I’d like to tell you a bit about one of our clients who finished her physical therapy a few weeks ago. Pam, aged 54, of Las Cruces came to us about 6 weeks back. She had been out in her garden trying to keep ahead of the forest of weeds coming on after one of those heavy summer rains. One of the bigger weeds was especially confident that it could keeps it’s roots in the ground, so she gave it an especially strong pull and BAM! - immediate onset of back pain, along with a burning, searing shock all the way down her right leg to the foot. Pam barely made it into the house, and eventually found some relief lying face down flat on her bed.
After many days of pain and difficulty moving - one friend told her to rest even longer - Pam decided to see her doctor, who sent her to us. [She didn’t actually have to see her doctor first, but that can wait for another day.] It didn’t take much time for her physical therapist to identify the problem.

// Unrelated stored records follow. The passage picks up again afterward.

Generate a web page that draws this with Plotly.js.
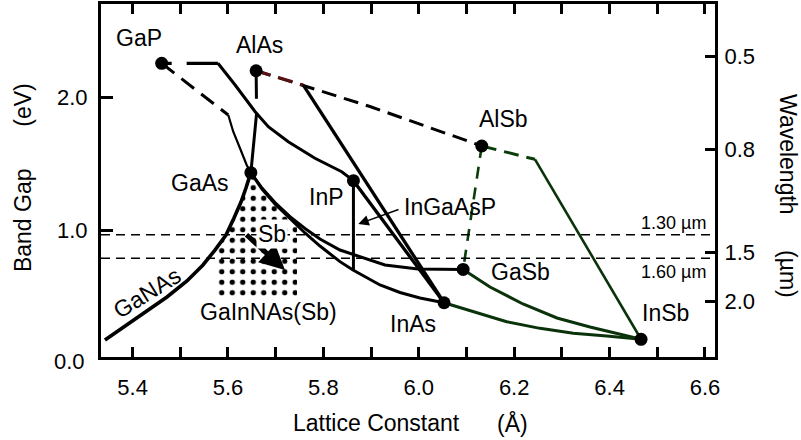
<!DOCTYPE html>
<html><head><meta charset="utf-8">
<script src="https://cdn.plot.ly/plotly-3.0.1.min.js"></script>
<style>html,body{margin:0;padding:0;background:#fff}</style>
</head><body><div id="chart" style="width:801px;height:440px"></div>
<script>
// Binary compounds: lattice constant (Å) and band gap (eV)
const compoundNames   = ['GaP','AlAs','GaAs','InP','AlSb','GaSb','InAs','InSb'];
const compoundLattice = [5.461, 5.659, 5.648, 5.863, 6.132, 6.093, 6.053, 6.466];
const compoundGap     = [2.255, 2.199, 1.435, 1.375, 1.635, 0.710, 0.460, 0.186];

// Alloy curves
const gaInPIndirectX = [5.461, 5.579];
const gaInPIndirectY = [2.255, 2.255];
const gaInPDirectX = [5.579, 5.615, 5.657, 5.6845, 5.7264, 5.7824, 5.8384, 5.863];
const gaInPDirectY = [2.255, 2.092, 1.892, 1.780, 1.667, 1.543, 1.442, 1.375];
const gaAsPIndirectX = [5.461, 5.531, 5.6006];
const gaAsPIndirectY = [2.255, 2.062, 1.867];
const gaAsPDirectX = [5.6006, 5.6111, 5.6252, 5.6392, 5.648];
const gaAsPDirectY = [1.867, 1.742, 1.618, 1.4925, 1.435];
const alGaAsIndirectX = [5.659, 5.660];
const alGaAsIndirectY = [2.199, 1.882];
const alGaAsDirectX = [5.660, 5.648];
const alGaAsDirectY = [1.882, 1.435];
const alAsSbX = [5.659, 5.8977, 6.132];
const alAsSbY = [2.199, 1.931, 1.635];
const alInAsIndirectX = [5.659, 5.7579];
const alInAsIndirectY = [2.199, 2.092];
const alInAsDirectX = [5.7579, 6.053];
const alInAsDirectY = [2.092, 0.460];
const inAsPX = [5.863, 6.053];
const inAsPY = [1.375, 0.460];
const inGaAsPX = [5.863, 5.863];
const inGaAsPY = [1.375, 0.705];
const gaAsSbX = [5.648, 5.6713, 5.6985, 5.7300, 5.7614, 5.7929, 5.8348, 5.8662, 5.9291, 5.9983, 6.093];
const gaAsSbY = [1.435, 1.320, 1.211, 1.106, 1.017, 0.938, 0.855, 0.818, 0.743, 0.713, 0.710];
const gaInAsX = [5.648, 5.6713, 5.6985, 5.7300, 5.7614, 5.7929, 5.8348, 5.8621, 5.9187, 5.9606, 6.0025, 6.053];
const gaInAsY = [1.435, 1.3126, 1.200, 1.088, 0.983, 0.885, 0.768, 0.705, 0.593, 0.537, 0.496, 0.460];
const alGaSbX = [6.132, 6.093];
const alGaSbY = [1.635, 0.710];
const alInSbIndirectX = [6.132, 6.2436];
const alInSbIndirectY = [1.635, 1.535];
const alInSbDirectX = [6.2436, 6.466];
const alInSbDirectY = [1.535, 0.186];
const gaInSbX = [6.093, 6.1493, 6.2184, 6.2897, 6.3589, 6.466];
const gaInSbY = [0.710, 0.578, 0.4505, 0.3456, 0.278, 0.186];
const inAsSbX = [6.053, 6.1143, 6.1843, 6.2541, 6.3239, 6.3939, 6.466];
const inAsSbY = [0.460, 0.393, 0.318, 0.268, 0.231, 0.211, 0.186];
const gaNAsX = [5.3421, 5.3841, 5.4260, 5.4721, 5.5140, 5.5476, 5.5727, 5.5958, 5.6126, 5.6273, 5.6377, 5.648];
const gaNAsY = [0.181, 0.286, 0.383, 0.503, 0.623, 0.743, 0.855, 0.968, 1.095, 1.215, 1.320, 1.435];

// GaInNAs(Sb) region (dotted)
const dotRegionX = [5.648, 5.6377, 5.6273, 5.6126, 5.5958, 5.5727, 5.5727, 5.7447, 5.7447, 5.7300, 5.6985, 5.6713, 5.648];
const dotRegionY = [1.435, 1.320, 1.215, 1.095, 0.968, 0.855, 0.503, 0.503, 1.064, 1.106, 1.211, 1.320, 1.435];

// Sb arrow (tail -> head) and InGaAsP pointer (tail -> head)
const sbArrowX = [5.6356, 5.7195];
const sbArrowY = [0.980, 0.705];
const pointerX = [5.9606, 5.8732];
const pointerY = [1.163, 1.050];

// Telecom wavelength lines
const wlLineEnergy = [0.970, 0.793];
const wlLineText = ['1.30 \u00b5m', '1.60 \u00b5m'];

// Axis ticks
const xTickVals = [5.4, 5.5, 5.6, 5.7, 5.8, 5.9, 6.0, 6.1, 6.2, 6.3, 6.4, 6.5, 6.6];
const xTickText = ['5.4', '', '5.6', '', '5.8', '', '6.0', '', '6.2', '', '6.4', '', '6.6'];
const yTickVals = [1, 2];
const yTickText = ['1.0', '2.0'];
const wlTickEnergy = [2.304, 1.610, 0.838, 0.468];
const wlTickText = ['0.5', '0.8', '1.5', '2.0'];

const FONT = 'Liberation Sans, Arial, Helvetica, sans-serif';
const BLK = '#000';
const GRN = '#0b330b';

function ln(x, y, width, color, dash) {
  return {x: x, y: y, type: 'scatter', mode: 'lines', hoverinfo: 'skip', showlegend: false,
          line: {width: width, color: color, dash: dash || 'solid'}};
}

const traces = [
  {x: dotRegionX, y: dotRegionY, type: 'scatter', mode: 'none', fill: 'toself',
   fillcolor: 'rgba(0,0,0,0)', hoverinfo: 'skip', showlegend: false,
   fillpattern: {shape: '.', fgcolor: '#000', bgcolor: 'rgba(255,255,255,0)', size: 10.5, solidity: 0.2}},
  ln(gaInPIndirectX, gaInPIndirectY, 3.2, BLK, '10px,15px,40px'),
  ln(gaInPDirectX, gaInPDirectY, 3, BLK),
  ln(gaAsPIndirectX, gaAsPIndirectY, 3, BLK, '16px,9px'),
  ln(gaAsPDirectX, gaAsPDirectY, 2.2, BLK),
  ln(alGaAsIndirectX, alGaAsIndirectY, 3, BLK, '28px,14px'),
  ln(alGaAsDirectX, alGaAsDirectY, 3, BLK),
  ln(alAsSbX, alAsSbY, 3, BLK, '15px,8px'),
  ln(alInAsIndirectX, alInAsIndirectY, 3, '#5c1212', '15px,8px'),
  ln(alInAsDirectX, alInAsDirectY, 3.3, BLK),
  ln(inAsPX, inAsPY, 3.3, BLK),
  ln(inGaAsPX, inGaAsPY, 3, BLK),
  ln(gaAsSbX, gaAsSbY, 3, BLK),
  ln(gaInAsX, gaInAsY, 3, BLK),
  ln(alGaSbX, alGaSbY, 2.6, '#0a3d0a', '12px,9px'),
  ln(alInSbIndirectX, alInSbIndirectY, 3, '#0a3d0a', '15px,8px'),
  ln(alInSbDirectX, alInSbDirectY, 2.6, GRN),
  ln(gaInSbX, gaInSbY, 3, GRN),
  ln(inAsSbX, inAsSbY, 3, GRN),
  ln(gaNAsX, gaNAsY, 3.6, BLK),
  {x: compoundLattice, y: compoundGap, text: compoundNames, type: 'scatter', mode: 'markers',
   yaxis: 'y2', hoverinfo: 'text', showlegend: false,
   marker: {size: 13, color: BLK}}
];

const shapes = wlLineEnergy.map(e => ({
  type: 'line', xref: 'paper', x0: 0, x1: 1, yref: 'y', y0: e, y1: e,
  line: {color: BLK, width: 1.6, dash: '9px,6px'}
}));

function lab(text, x, y, extra) {
  return Object.assign({text: text, x: x, y: y, xref: 'x', yref: 'y', showarrow: false,
    xanchor: 'center', yanchor: 'middle',
    font: {family: FONT, size: 23, color: BLK}}, extra || {});
}

const annotations = [
  lab('GaP', 5.4134, 2.441),
  lab('AlAs', 5.6671, 2.392),
  lab('GaAs', 5.5413, 1.361),
  lab('InP', 5.8069, 1.255),
  lab('InGaAsP', 5.9648, 1.180, {xanchor: 'left'}),
  lab('AlSb', 6.1786, 1.837),
  lab('GaSb', 6.2122, 0.687),
  lab('InAs', 5.9878, 0.301),
  lab('InSb', 6.5182, 0.383),
  lab('GaNAs', 5.4296, 0.533, {textangle: -32}),
  lab('GaInNAs(Sb)', 5.6845, 0.391),
  lab('', sbArrowX[1], sbArrowY[1], {showarrow: true, ax: sbArrowX[0], ay: sbArrowY[0], axref: 'x', ayref: 'y',
      arrowhead: 2, arrowwidth: 5, arrowsize: 1.0, arrowcolor: BLK, standoff: 0}),
  lab('Sb', 5.6933, 0.975, {bgcolor: 'white', borderpad: 1}),
  lab('', pointerX[1], pointerY[1], {showarrow: true, ax: pointerX[0], ay: pointerY[0], axref: 'x', ayref: 'y',
      arrowhead: 2, arrowwidth: 1.5, arrowsize: 1.4, arrowcolor: BLK, standoff: 0}),
  lab(wlLineText[0], 0.9886, 1.054, {xref: 'paper', xanchor: 'right', font: {family: FONT, size: 18, color: BLK}}),
  lab(wlLineText[1], 0.9886, 0.687, {xref: 'paper', xanchor: 'right', font: {family: FONT, size: 18, color: BLK}}),
  // "0.0" tick label sits just below the frame
  lab('0.0', -0.0223, -0.0133, {xref: 'paper', yref: 'paper', xanchor: 'right', font: {family: FONT, size: 22, color: BLK}}),
  // axis titles
  lab('Lattice Constant', 0.449, -0.188, {xref: 'paper', yref: 'paper'}),
  lab('(\u00c5)', 0.670, -0.188, {xref: 'paper', yref: 'paper'}),
  lab('Band Gap', -0.127, 0.388, {xref: 'paper', yref: 'paper', textangle: -90}),
  lab('(eV)', -0.127, 0.712, {xref: 'paper', yref: 'paper', textangle: -90}),
  lab('Wavelength', 1.1189, 0.575, {xref: 'paper', yref: 'paper', textangle: 90}),
  lab('(\u00b5m)', 1.1189, 0.235, {xref: 'paper', yref: 'paper', textangle: 90})
];

const yRange = [0.0532, 2.6994];
const layout = {
  width: 801, height: 440,
  margin: {l: 101, r: 86, t: 4, b: 83, pad: 0, autoexpand: false},
  paper_bgcolor: '#fff', plot_bgcolor: '#fff',
  font: {family: FONT, size: 22, color: BLK},
  showlegend: false,
  xaxis: {range: [5.3338, 6.621], tickmode: 'array', tickvals: xTickVals, ticktext: xTickText,
          ticks: 'inside', ticklen: 10, tickwidth: 3, tickcolor: BLK,
          showline: true, linewidth: 3, linecolor: BLK, mirror: 'ticks', automargin: false,
          showgrid: false, zeroline: false, tickfont: {family: FONT, size: 22, color: BLK},
          ticklabelstandoff: 9},
  yaxis: {range: yRange, tickmode: 'array', tickvals: yTickVals, ticktext: yTickText,
          ticks: 'inside', ticklen: 12, tickwidth: 3, tickcolor: BLK, automargin: false,
          showline: true, linewidth: 3, linecolor: BLK,
          showgrid: false, zeroline: false, tickfont: {family: FONT, size: 22, color: BLK},
          ticklabelstandoff: 6},
  yaxis2: {range: yRange, overlaying: 'y', side: 'right', tickmode: 'array',
           tickvals: wlTickEnergy, ticktext: wlTickText, automargin: false,
           ticks: 'inside', ticklen: 10, tickwidth: 3, tickcolor: BLK,
           showline: true, linewidth: 3, linecolor: BLK,
           showgrid: false, zeroline: false, tickfont: {family: FONT, size: 22, color: BLK},
           ticklabelstandoff: 2},
  shapes: shapes,
  annotations: annotations
};

Plotly.newPlot('chart', traces, layout, {displayModeBar: false, staticPlot: true});
</script></body></html>
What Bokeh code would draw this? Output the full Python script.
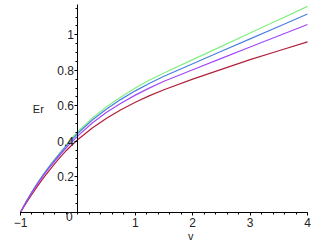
from bokeh.plotting import figure
from bokeh.models import FixedTicker, Label
from bokeh.embed import file_html
from bokeh.resources import INLINE

# data
v = [-1, -0.9, -0.8, -0.7, -0.6, -0.5, -0.4, -0.3, -0.2, -0.1, 0,
     0.25, 0.5, 0.75, 1, 1.25, 1.5, 2, 2.5, 3, 3.5, 4]
er_green = [0, 0.06, 0.115, 0.165, 0.215, 0.26, 0.30, 0.34, 0.38, 0.42, 0.455,
            0.53, 0.595, 0.65, 0.70, 0.745, 0.785, 0.86, 0.935, 1.01, 1.085, 1.16]
er_blue = [0, 0.06, 0.115, 0.165, 0.212, 0.256, 0.297, 0.336, 0.374, 0.41, 0.445,
           0.52, 0.582, 0.636, 0.684, 0.727, 0.766, 0.837, 0.907, 0.977, 1.047, 1.117]
er_purple = [0, 0.058, 0.112, 0.162, 0.208, 0.25, 0.29, 0.328, 0.364, 0.398, 0.43,
             0.503, 0.563, 0.614, 0.66, 0.701, 0.738, 0.803, 0.867, 0.931, 0.995, 1.058]
er_red = [0, 0.052, 0.101, 0.148, 0.193, 0.235, 0.275, 0.313, 0.348, 0.38, 0.41,
          0.475, 0.53, 0.578, 0.62, 0.657, 0.69, 0.75, 0.805, 0.86, 0.91, 0.96]

x_ticks = [-1, 1, 2, 3, 4]
y_ticks = [0.2, 0.4, 0.6, 0.8, 1]
y_tick_labels = ["0.2", "0.4", "0.6", "0.8", "1"]
origin_label = "0"
x_title = "v"
y_title = "Er"

FONT = "Liberation Sans"
TXT = "#222222"

W, H = 320, 242
# pixel anchors of the reference axes
X0_PX, X1_PX = 20.0, 307.0     # v = -1, v = 4
Y0_PX, Y1_PX = 211.7, 34.3     # Er = 0, Er = 1
sx = (X1_PX - X0_PX) / 5.0
sy = Y0_PX - Y1_PX
x_range = (-1 - X0_PX / sx, 4 + (W - X1_PX) / sx)
y_range = (-(H - Y0_PX) / sy, Y0_PX / sy)

p = figure(width=W, height=H, x_range=x_range, y_range=y_range,
           output_backend="svg", toolbar_location=None,
           min_border_left=0, min_border_right=0, min_border_top=0,
           min_border_bottom=0)
p.grid.visible = False
p.outline_line_color = None
p.background_fill_color = "white"

p.line(v, er_green, line_color="#80f080", line_width=1.2)
p.line(v, er_blue, line_color="#4a7fe0", line_width=1.2)
p.line(v, er_red, line_color="#b0203c", line_width=1.2)
p.line(v, er_purple, line_color="#a048f8", line_width=1.2)

xa = p.xaxis[0]
xa.fixed_location = 0
xa.bounds = (-1, 4)
xa.ticker = FixedTicker(ticks=x_ticks,
                        minor_ticks=[round(-1 + 0.2 * i, 2) for i in range(26)])
ya = p.yaxis[0]
ya.fixed_location = 0
ya.bounds = (0, 1.17)
ya.ticker = FixedTicker(ticks=y_ticks,
                        minor_ticks=[round(0.05 * i, 2) for i in range(24)])
ya.major_label_overrides = dict(zip(y_ticks, y_tick_labels))

for ax in (xa, ya):
    ax.axis_line_color = "black"
    ax.axis_line_width = 1
    ax.major_tick_line_color = "black"
    ax.minor_tick_line_color = "black"
    ax.major_tick_out = 3
    ax.major_tick_in = 0
    ax.minor_tick_out = 2
    ax.minor_tick_in = 0
    ax.major_label_text_font = FONT
    ax.major_label_text_font_size = "12px"
    ax.major_label_text_color = TXT
xa.major_label_standoff = 3
ya.major_label_standoff = 1

ya.axis_label = y_title
ya.axis_label_orientation = "horizontal"
ya.axis_label_text_font = FONT
ya.axis_label_text_font_size = "11px"
ya.axis_label_text_font_style = "normal"
ya.axis_label_text_color = TXT
ya.axis_label_standoff = 10

p.add_layout(Label(x=0, y=0, x_offset=-8.5, y_offset=-4.5, text=origin_label,
                   text_align="center", text_baseline="middle",
                   text_font=FONT, text_font_size="12px", text_color=TXT))
p.add_layout(Label(x=2, y=0, x_offset=-2, y_offset=-23.5, text=x_title,
                   text_align="center", text_baseline="middle",
                   text_font=FONT, text_font_size="11px", text_color=TXT))

open("out.html", "w").write(file_html(p, INLINE))
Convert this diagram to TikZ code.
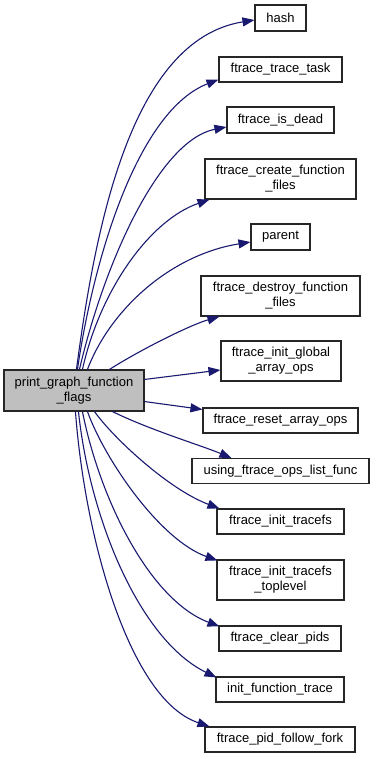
\documentclass[tikz,border=0pt]{standalone}
\usepackage{fontspec}
\setmainfont{Liberation Sans}
\usetikzlibrary{arrows.meta}
\definecolor{edgeblue}{HTML}{191970}
\definecolor{mainfill}{HTML}{BFBFBF}
\tikzset{
  fn/.style={draw=black!85, line width=1.1pt, fill=white, rectangle, inner sep=0pt,
    align=center, font=\fontsize{13}{15}\selectfont},
  mainfn/.style={fn, fill=mainfill},
  call/.style={draw=edgeblue, line width=1.1pt,
    -{Triangle[length=12pt,width=9pt,fill=edgeblue]}},
}
\begin{document}
\begin{tikzpicture}[x=1pt,y=-1pt]
\useasboundingbox (0,0) rectangle (375,759);

% caller
\node[mainfn, minimum width=140pt, minimum height=41pt] (main) at (74,390.5)
  {print\_graph\_function\\\_flags};

% callees
\node[fn, minimum width=51pt,  minimum height=26pt] (hash)     at (280.5,18)    {hash};
\node[fn, minimum width=123pt, minimum height=25pt] (trace)    at (280.5,69.5)  {ftrace\_trace\_task};
\node[fn, minimum width=107pt, minimum height=26pt] (isdead)   at (280.5,120)   {ftrace\_is\_dead};
\node[fn, minimum width=151pt, minimum height=40pt] (create)   at (280.5,179)   {ftrace\_create\_function\\\_files};
\node[fn, minimum width=59pt,  minimum height=26pt] (parent)   at (280.5,237)   {parent};
\node[fn, minimum width=159pt, minimum height=40pt] (destroy)  at (280.5,296)   {ftrace\_destroy\_function\\\_files};
\node[fn, minimum width=120pt, minimum height=40pt] (global)   at (281,361)     {ftrace\_init\_global\\\_array\_ops};
\node[fn, minimum width=155pt, minimum height=25pt] (reset)    at (280.5,420.5) {ftrace\_reset\_array\_ops};
\node[fn, minimum width=177pt, minimum height=25pt] (using)    at (280.5,471)   {using\_ftrace\_ops\_list\_func};
\node[fn, minimum width=127pt, minimum height=25pt] (tracefs)  at (280.5,521.5) {ftrace\_init\_tracefs};
\node[fn, minimum width=127pt, minimum height=40pt] (toplevel) at (280.5,580)   {ftrace\_init\_tracefs\\\_toplevel};
\node[fn, minimum width=122pt, minimum height=25pt] (clear)    at (280,638.5)   {ftrace\_clear\_pids};
\node[fn, minimum width=128pt, minimum height=25pt] (ift)      at (280,689.5)   {init\_function\_trace};
\node[fn, minimum width=150pt, minimum height=25pt] (fork)     at (280,739.5)   {ftrace\_pid\_follow\_fork};

% calls leaving the top of the caller
\draw[call] ([xshift=73pt]main.north west) .. controls (95,230) and (130,40) .. ([yshift=-2pt]hash.west);
\draw[call] ([xshift=74pt]main.north west) .. controls (95,250) and (140,110) .. ([yshift=3pt]trace.south west);
\draw[call] ([xshift=76pt]main.north west) .. controls (105,260) and (160,140) .. ([yshift=-7pt]isdead.west);
\draw[call] ([xshift=79pt]main.north west) .. controls (100,290) and (150,220) .. ([xshift=5pt]create.south west);
\draw[call] ([xshift=84pt]main.north west) .. controls (110,310) and (170,255) .. ([yshift=-5pt]parent.west);
\draw[call] ([xshift=106pt]main.north west) .. controls (140,350) and (190,325) .. ([xshift=19pt]destroy.south west);

% calls leaving the right side
\draw[call] ([yshift=-10pt]main.north east) -- ([yshift=-9pt]global.west);
\draw[call] ([yshift=10pt]main.south east) -- ([yshift=-2pt]reset.north west);

% calls leaving the bottom
\draw[call] ([xshift=109pt]main.south west) .. controls (150,430) and (200,445) .. ([xshift=40pt]using.north west);
\draw[call] ([xshift=91pt]main.south west) .. controls (115,440) and (170,490) .. ([xshift=3pt]tracefs.north west);
\draw[call] ([xshift=84pt]main.south west) .. controls (105,460) and (160,540) .. ([xshift=1pt,yshift=-1pt]toplevel.north west);
\draw[call] ([xshift=79pt]main.south west) .. controls (100,500) and (150,600) .. ([xshift=1pt,yshift=-1pt]clear.north west);
\draw[call] ([xshift=75pt]main.south west) .. controls (90,520) and (140,640) .. ([xshift=1pt,yshift=-1pt]ift.north west);
\draw[call] ([xshift=72pt]main.south west) .. controls (85,540) and (130,700) .. ([xshift=5pt]fork.north west);
\end{tikzpicture}
\end{document}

It seems that she suffered a bad strain of the muscles in her low back, and there may have also been some involvement of a disk there as well. It didn’t take too much time to get the muscles to calm down, though she continued to have the shooting down the leg anytime she spent to much time sitting, and driving in the car was awful! This was a big problem since Pam works in El Paso, so that hour-long drive didn’t help matters any. What’s more, Pam spends much of her time in her garden, and the weeds were getting higher! She so much wanted to get back in there and tend to her beans and tomatoes.
The fun part about practicing as a physical therapist is that very often, pain onset and relief is tied to body position. We change positions, and the presence or absence of pain in those positions tells us a lot about what structures in the body are involved in the problem. But Pam didn’t care about that! “JUST GET ME BACK IN MY GARDEN” she said. Well, we sorted out the problem, and got her started on a daily program focused on reducing her pain. It was a bit of a challenge, as the drive to work bumped up her symptoms a lot, but we worked with her on her position in the car, as well as some simple movements to do before and after she got to work.
It didn't take much time before Pam was feeling a lot better, and at the end of the treatment period not only was Pam in the garden (bending and lifting the right way, I might add), but she was also doing the right stretches and exercises each day. They don’t take a lot of time, and she says that they help her feel limber and warmed up for the day.
Pam called me the other day and told me how thankful she was that she didn’t listen to one friend’s advice to just stay home and rest. She said that she’d never been to physical therapy before, and before this really didn’t understand what PT is all about, but now she understands that her PT was completely focused on getting her back into her garden.